4. Selon l’article 24 de la loi fédérale sur l'aménagement du territoire du 22 juin l979 (LAT - RS 700), des autorisations peuvent être délivrées hors des zones à bâtir pour de nouvelles constructions ou installations ou pour tout changement d’affectation si l’implantation de ces constructions ou installations est imposée par leur destination et qu’aucun intérêt prépondérant ne s’y oppose. La teneur de l’article 27 LaLAT est identique.

Ni la clôture, ni le terrain de pétanque, ni la cabane de jardin ne sont des constructions dont l’emplacement est imposé en zone agricole par leur destination. Pour ce motif, elle ne pouvaient bénéficier d’une dérogation fondée sur l’article 27 LaLAT.

5. Lorsqu’une construction ou une installation n’est pas conforme aux prescriptions de la LCI et de ses dispositions d’application, le département peut notamment ordonner sa suppression ou sa démolition (art. 129 litt. e et 130 LCI).

Les constructions litigieuses, soumises au régime ordinaire de l’autorisation, ont été édifiées en violation de l’article 1 alinéa 1 RALCI et ne sont pas autorisables.

Le département était donc en droit d’ordonner leur démolition.

6. La recourante soutient que cette décision serait disproportionnée.

Le principe de la proportionnalité comporte traditionnellement trois aspects : d'abord, le moyen choisi doit être propre à atteindre le but fixé (règle d'aptitude; deuxièmement, entre plusieurs moyens adaptés, on doit choisir celui qui porte l'atteinte la moins grave aux intérêts privés (règle de nécessité); enfin, l'on doit mettre en balance les effets de la mesure choisie sur la situation de l'administré avec le résultat escompté du point de vue de l'intérêt public (proportionnalité au sens étroit du terme ; cf. ATF 123 I 112 consid. 4e p. 121 et les arrêts cités).

Il ne fait aucun doute que la suppression des constructions illicites soit apte à atteindre le but visé, soit le rétablissement d’une situation conforme au droit. Les constructions litigieuses n’étant pas autorisables, leur démolition apparaît être le seul moyen de rétablir une situation conforme au droit.

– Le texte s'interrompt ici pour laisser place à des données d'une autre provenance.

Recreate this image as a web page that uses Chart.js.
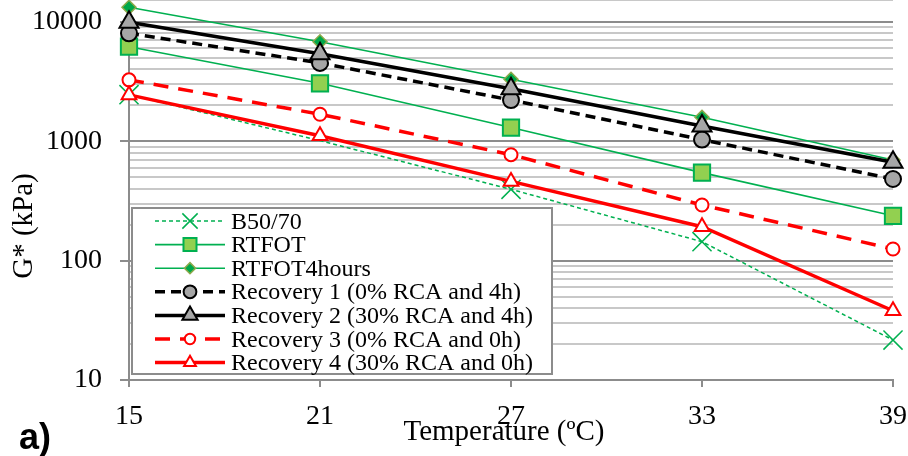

Le fait que la recourante soit disposée à enlever la clôture litigieuse lorsque la haie aura poussé, ou le coût d’installation de la cabane, ne relève que de la convenance personnelle, la recourante ayant choisi d’aménager en jardin familial une partie de son terrain sans se préoccuper de la réglementation en vigueur, mettant ainsi l’autorité devant le fait accompli. Son intérêt privé ne peut ainsi prévaloir sur l’intérêt public au respect de la législation en matière d’aménagement du territoire et de constructions.

Le grief doit ainsi être écarté.

7. En tout point mal fondé, le recours sera rejeté.

Vu l’issue du litige, un émolument de CHF 1'000.- sera mis à la charge de la recourante (art. 87 LPA).

* * * * *

PAR CES MOTIFS
LE TRIBUNAL ADMINISTRATIF

à la forme :

déclare recevable le recours interjeté le 3 octobre 2005 par Madame P _________ contre la décision du département de l'aménagement, de l'équipement et du logement du 31 août 2005 ;

au fond :

le rejette ;

met à la charge de la recourante un émolument de CHF 1'000.- ;

dit que, conformément aux articles 97 et suivants de la loi fédérale d'organisation judiciaire, le présent arrêt peut être porté, par voie de recours de droit administratif, dans les trente jours dès sa notification, par devant le Tribunal fédéral ; le mémoire de recours doit indiquer les conclusions, motifs et moyens de preuve et porter la signature du recourant ou de son mandataire ; il doit être adressé en trois exemplaires au moins au Tribunal fédéral, 1000 Lausanne 14 ; le présent arrêt et les pièces en possession du recourant, invoquées comme moyen de preuve, doivent être joints à l'envoi ;

communique le présent arrêt à Me Enrico Monfrini, avocat de la recourante, au département de l'aménagement, de l'équipement et du logement, ainsi qu’à l’office fédéral du développement territorial .

Siégeants : M. Paychère, président, Mmes Bovy et Hurni, M. Thélin, Mme Junod, juges.

Au nom du Tribunal administratif :

la greffière-juriste :

 

 

C. Del Gaudio-Siegrist

 

le président :

 

 

F. Paychère

 

Copie conforme de cet arrêt a été communiquée aux parties.